WLS
BEGINNINGS EARLY LEARNING CENTRE
Type:
Building Restoration and Insertion of a Children’s Centre with Roofscape Play
space into East wing of Grade 11 Listed Synagogue
Client
: West London Synagogue of British Jews-
benefactor Morris Bentata
Contractor
: Firmco Construction
Contract
Type : JCT Intermediate
Project
Value CPI : £1,200,000.00
WLS
Beginnings Early Learning Centre for children from age groups 0 to 5 years old,
Inserted into the top floor of the West London Synagogue at Marble Arch, in the
heart of London. The given site consisted of the second floor and roof plate of
an existing 1920’s listed building to the western side of Seymour place. The
building fabric and the flat roof deck required extensive refurbishment. The
existing structural frame afforded the opportunity to reconfigure the arrangement
of rooms to the second floor. The new arrangement sweeps away the previous
central dark institutional corridor which divided the floor area and consequent
series of double loaded tooms. The new hall was seen as a cohesive space which
could gather all the activities of the nursery in a visual open environment.

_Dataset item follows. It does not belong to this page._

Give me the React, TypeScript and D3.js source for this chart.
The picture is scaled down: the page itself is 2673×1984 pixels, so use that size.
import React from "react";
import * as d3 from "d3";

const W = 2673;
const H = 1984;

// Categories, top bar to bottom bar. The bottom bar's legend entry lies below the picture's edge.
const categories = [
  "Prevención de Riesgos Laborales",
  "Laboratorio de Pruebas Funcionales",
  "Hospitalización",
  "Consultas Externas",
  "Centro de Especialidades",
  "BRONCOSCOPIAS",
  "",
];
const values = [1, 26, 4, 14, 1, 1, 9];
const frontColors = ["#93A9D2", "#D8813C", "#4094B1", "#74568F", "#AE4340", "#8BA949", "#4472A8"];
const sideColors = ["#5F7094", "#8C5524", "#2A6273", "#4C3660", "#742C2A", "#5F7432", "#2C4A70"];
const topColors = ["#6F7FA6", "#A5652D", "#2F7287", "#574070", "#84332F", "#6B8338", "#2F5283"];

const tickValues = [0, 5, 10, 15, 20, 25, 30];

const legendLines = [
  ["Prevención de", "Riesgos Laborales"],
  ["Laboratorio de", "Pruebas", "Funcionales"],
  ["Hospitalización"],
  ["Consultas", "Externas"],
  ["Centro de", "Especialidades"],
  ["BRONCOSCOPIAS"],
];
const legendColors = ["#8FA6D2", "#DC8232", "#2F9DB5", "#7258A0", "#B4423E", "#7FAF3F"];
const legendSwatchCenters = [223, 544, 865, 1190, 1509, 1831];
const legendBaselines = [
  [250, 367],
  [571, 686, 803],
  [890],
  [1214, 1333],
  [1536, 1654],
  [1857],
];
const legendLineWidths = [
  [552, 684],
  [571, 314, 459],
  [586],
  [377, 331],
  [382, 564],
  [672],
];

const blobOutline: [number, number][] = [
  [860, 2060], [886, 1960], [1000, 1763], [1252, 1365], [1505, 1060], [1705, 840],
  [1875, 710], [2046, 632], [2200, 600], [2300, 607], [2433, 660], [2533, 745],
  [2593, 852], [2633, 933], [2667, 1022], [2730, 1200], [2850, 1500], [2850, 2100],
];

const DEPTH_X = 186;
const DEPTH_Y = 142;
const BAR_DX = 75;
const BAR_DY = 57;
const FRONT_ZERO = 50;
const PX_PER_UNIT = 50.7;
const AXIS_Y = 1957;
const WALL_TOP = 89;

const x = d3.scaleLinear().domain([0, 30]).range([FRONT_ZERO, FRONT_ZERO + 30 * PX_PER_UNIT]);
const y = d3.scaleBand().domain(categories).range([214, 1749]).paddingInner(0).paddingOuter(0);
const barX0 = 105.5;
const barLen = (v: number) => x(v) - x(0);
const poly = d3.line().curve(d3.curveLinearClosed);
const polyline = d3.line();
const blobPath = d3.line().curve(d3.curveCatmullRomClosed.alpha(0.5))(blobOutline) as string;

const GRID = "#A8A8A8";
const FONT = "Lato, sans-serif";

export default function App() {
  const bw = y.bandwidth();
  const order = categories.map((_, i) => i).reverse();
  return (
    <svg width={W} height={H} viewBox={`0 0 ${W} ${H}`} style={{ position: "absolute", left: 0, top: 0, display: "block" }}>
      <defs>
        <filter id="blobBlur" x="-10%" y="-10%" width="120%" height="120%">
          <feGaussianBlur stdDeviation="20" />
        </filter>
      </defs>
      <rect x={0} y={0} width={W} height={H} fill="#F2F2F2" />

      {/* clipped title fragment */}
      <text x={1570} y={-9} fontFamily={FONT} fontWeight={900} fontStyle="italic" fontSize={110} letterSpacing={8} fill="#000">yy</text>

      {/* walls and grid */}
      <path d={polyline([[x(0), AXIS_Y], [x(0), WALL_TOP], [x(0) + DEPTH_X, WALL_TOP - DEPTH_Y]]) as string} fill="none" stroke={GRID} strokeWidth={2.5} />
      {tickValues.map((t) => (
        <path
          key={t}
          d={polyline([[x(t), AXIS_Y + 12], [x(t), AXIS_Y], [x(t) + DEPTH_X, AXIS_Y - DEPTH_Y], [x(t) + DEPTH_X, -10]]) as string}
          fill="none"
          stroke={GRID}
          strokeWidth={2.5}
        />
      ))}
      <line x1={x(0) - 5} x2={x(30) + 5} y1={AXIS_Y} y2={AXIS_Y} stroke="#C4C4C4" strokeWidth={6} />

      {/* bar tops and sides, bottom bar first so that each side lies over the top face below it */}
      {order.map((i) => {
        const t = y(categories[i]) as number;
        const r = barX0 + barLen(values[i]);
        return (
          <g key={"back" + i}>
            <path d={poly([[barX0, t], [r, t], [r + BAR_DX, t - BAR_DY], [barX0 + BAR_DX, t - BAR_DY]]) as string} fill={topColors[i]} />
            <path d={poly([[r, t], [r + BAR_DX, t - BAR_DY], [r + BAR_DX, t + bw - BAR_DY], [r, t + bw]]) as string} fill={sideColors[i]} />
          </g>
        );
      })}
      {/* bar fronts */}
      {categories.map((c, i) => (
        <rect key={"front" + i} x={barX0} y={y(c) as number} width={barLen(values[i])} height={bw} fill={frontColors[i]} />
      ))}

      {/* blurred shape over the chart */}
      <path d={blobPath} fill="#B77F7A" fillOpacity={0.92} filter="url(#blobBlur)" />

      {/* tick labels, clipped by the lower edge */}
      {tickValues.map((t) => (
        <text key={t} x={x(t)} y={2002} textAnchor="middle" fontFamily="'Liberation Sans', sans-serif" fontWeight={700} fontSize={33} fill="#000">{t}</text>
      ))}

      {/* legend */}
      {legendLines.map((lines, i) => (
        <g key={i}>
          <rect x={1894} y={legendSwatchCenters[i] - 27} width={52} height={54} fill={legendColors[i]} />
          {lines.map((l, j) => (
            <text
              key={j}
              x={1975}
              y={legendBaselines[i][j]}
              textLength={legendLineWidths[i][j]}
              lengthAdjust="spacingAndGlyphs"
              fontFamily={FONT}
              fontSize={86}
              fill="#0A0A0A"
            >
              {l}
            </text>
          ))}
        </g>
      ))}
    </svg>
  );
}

However, in order to provide territorial separation between the age groups of
children, inhabited furniture elements were proposed which loosely related to
the spaces imposed by the position of the existing exposed frame. These
elements derived from the thinking about the game of stacking brick cubes,
engaging a child’s imagination to take possession of a box, playfully using it
in different ways. When entering the hall an object presents to you, which is a
children’s “den” raised up to the ceiling. Children play up here peaking though
the filigree of holes spying upon parents as they arrive.
Upon
the roof above the hall is a newly created play space. Here you are up in the
rooftops of central London surrounded by a collage of building roofscape with
chimneys, fire escapes, attics and distant towers. The intent of this play
space was to create a neutral contained “tray” using safety play surfaces and a
perimeter plywood fence. The children can arrange equipment and toys in this
space to suit their own play. People comment when up here that this place seems
to have brought from a sunny climate. This space is here for children to run
around and let of steam up in the rooftops of the heart of central London.